There’s something that happens to me when too many people are talking at once.
It’s like my brain suddenly loses the ability to filter any of it. Every voice, every scrape of a chair, every shriek of laughter — it all crashes together into this wall of noise that I can’t escape. And if it doesn’t stop quickly enough, something in me starts to unravel. I can feel it building — this rising, panicked pressure — and if I can’t get out of it in time… I melt down. And I don’t mean I go a bit quiet. I mean I’m shouting at everyone to just stop.
I remember one afternoon — we were at a birthday party in one of those big soft play centres. Blake was absolutely in his element. Matthew was holding it together. And I… was not.
The noise started to swell around me. Parents talking over each other, having to shout just to be heard. Babies crying. Toddlers screeching with delight. Whistles going off somewhere in the background. And then — all at once — it hit me.
My chest tightened. I started to shake.
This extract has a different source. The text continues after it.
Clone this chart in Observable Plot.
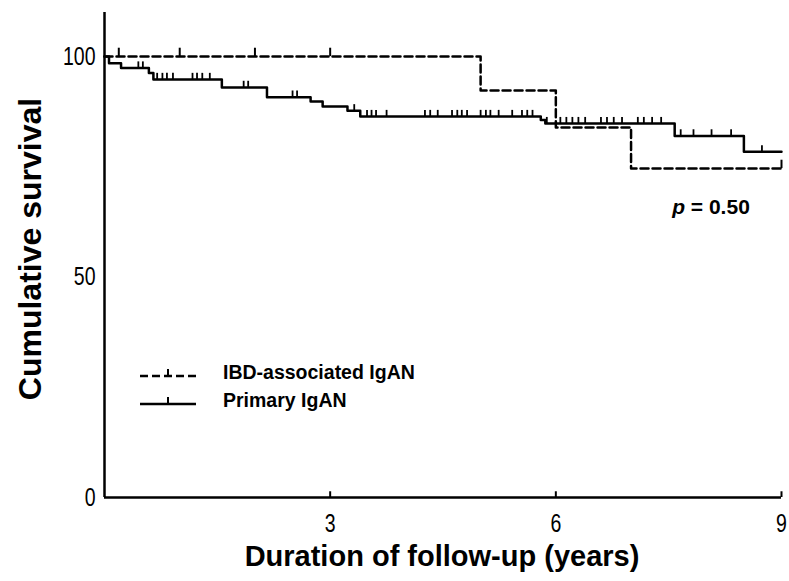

I felt sick and trapped and completely overwhelmed, my body doing that thing I now recognise as the start of a full sensory meltdown.
Fraser spotted it before I could even say anything. He moved quickly — asked someone to keep an eye on the boys, steered me outside, and suddenly there was just… air. Quiet. The pressure started to ease almost immediately. I could breathe again.
The weird thing? I’d been to that exact soft play before and been absolutely fine. And that’s the thing about sensory overwhelm that I don’t think people always understand — it’s completely unpredictable. What you can handle on a Monday might floor you on a Saturday. It depends on how much sleep you’ve had, what you’ve already been carrying that week, whether the lighting feels off, whether you’ve already been “on” for too long. There’s no neat formula for it.
That afternoon could have gone very differently if Fraser hadn’t noticed when he did. The thought of melting down in front of a room full of people — the embarrassment, the exhaustion that would’ve followed — honestly, I don’t even want to think about it.
So if you’re reading this as someone who supports an autistic person — whether that’s your child, your partner, your friend — please learn to spot the early signs. The body stiffening. Going quiet when they were fine a moment ago. Covering their ears. That slightly panicked, faraway look. These aren’t overreactions. These are distress signals. And the sooner you act — getting them outside, reducing the noise, dimming the lights, whatever it takes — the better.
Sensory overwhelm isn’t just feeling a bit uncomfortable. It’s panic and fear and physical distress, all wrapped up in something you can’t always explain to people around you. Taking it seriously isn’t about indulging someone. It’s about basic compassion — helping someone find calm in a world that can sometimes be completely and utterly overwhelming.